Se Portugal quiser algum dia ter uma Política de Cooperação a sério, se quiser inclusivé aproveitar devidamente os financiamentos europeus para o efeito, se quiser ter mais portugueses a intervir em ONGs e agências internacionais que coordenam a intervenção em ajuda de emergência e também na ajuda ao desenvolvimento (designadamente no âmbito da ONU), precisa de apoiar e financiar as ONGs portuguesas, precisa de ajudar a estimular os voluntários que elas organizam e formam.
Em Portugal, em 2005, sob a desgovernação PSD/PP voltou a ser dominante o principal entrave a uma verdadeira política de cooperação do Estado português, já há muitos anos diagnosticado e combatido pela governação PS (graças a Luís Amado, sobretudo): continua a vigorar o espírito das capelinhas, cada Ministério com dinheiro decide das "suas" acções de cooperação, a coordenação política - que deve evidentemente caber ao MNE/IPAD - reduz-se a organizar a logística das deslocações, quando muito tolerando-se que o MNE poise para a fotografia no aeroporto....

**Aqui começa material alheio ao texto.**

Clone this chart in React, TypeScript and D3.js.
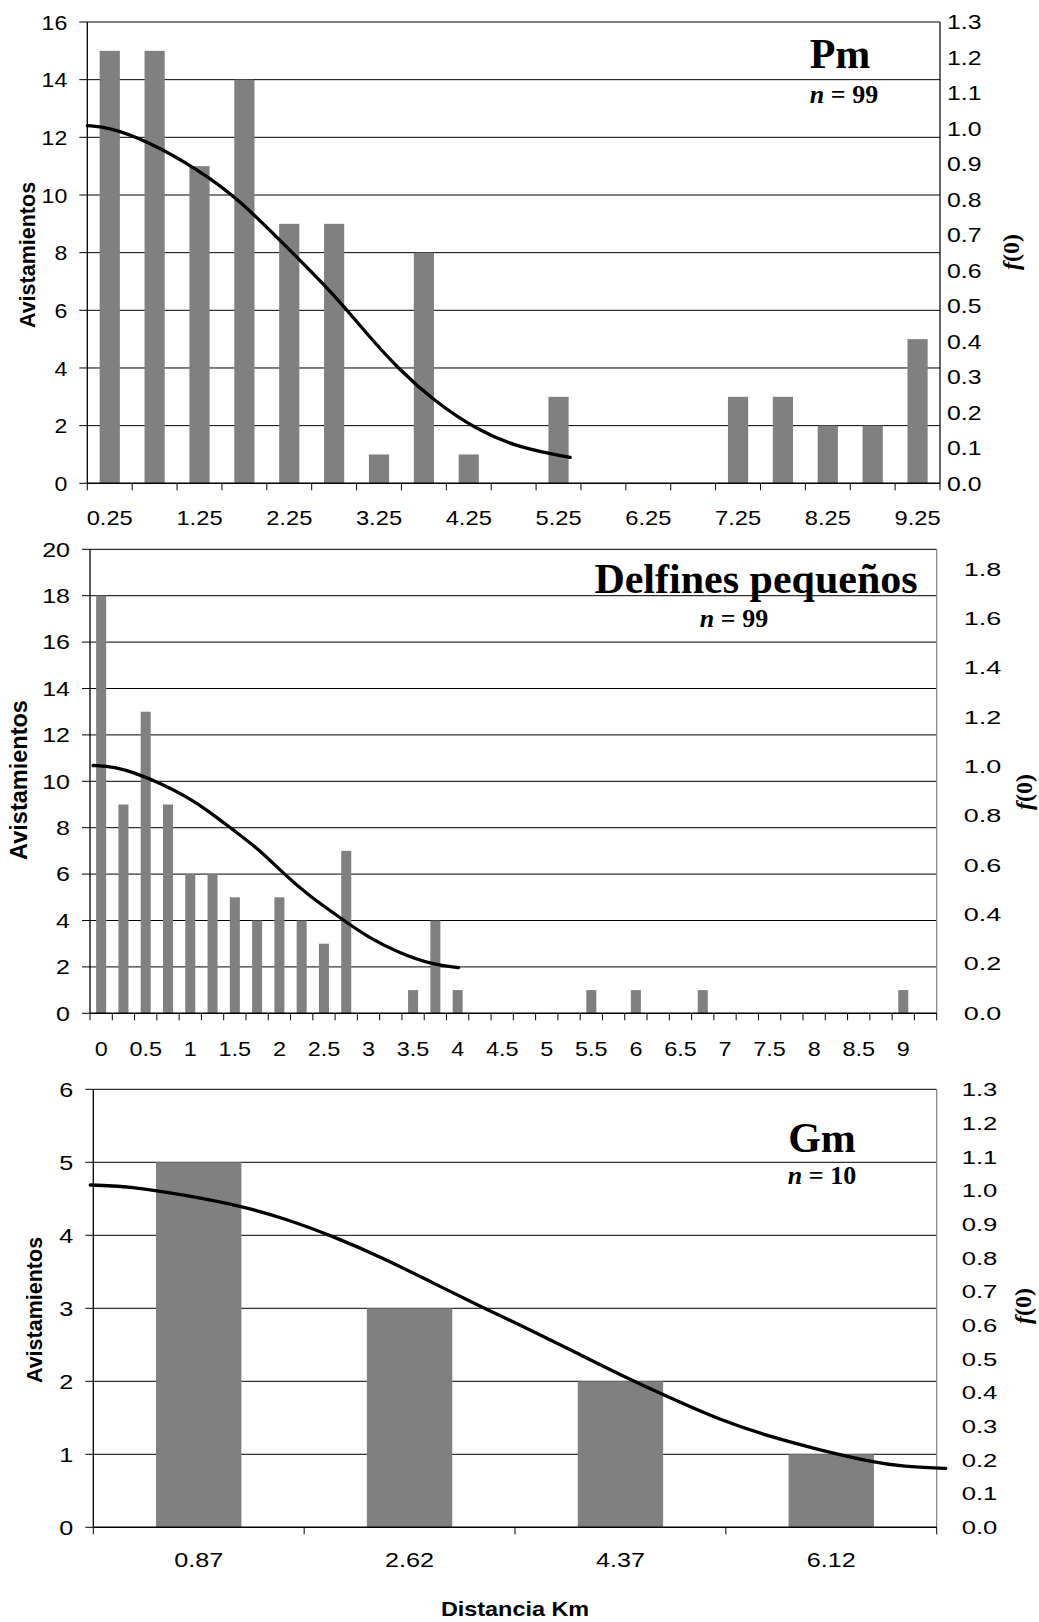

Também grave, neste caso, é que na Indonésia não se trata apenas de uma intervenção que se resolva num mês (tempo previsto para a missão da equipa do M. Saúde). Trata-se do Aceh - um território que esteve trinta anos praticamente vedado à presença internacional, por causa do conflito político. No momento em que o Governo indonésio o abre ao exterior, não está apenas em causa o alívio imediato dos sofrimentos da população que sobreviveu - importa contribuir para usar a oportunidade criada pela tragédia para ajudar a resolver o conflito. O que implica presença internacional sustentada, por longo tempo. Através de ONGs, evidentemente. A presença de voluntários de ONGS portuguesas deveria, assim, ser uma prioridade.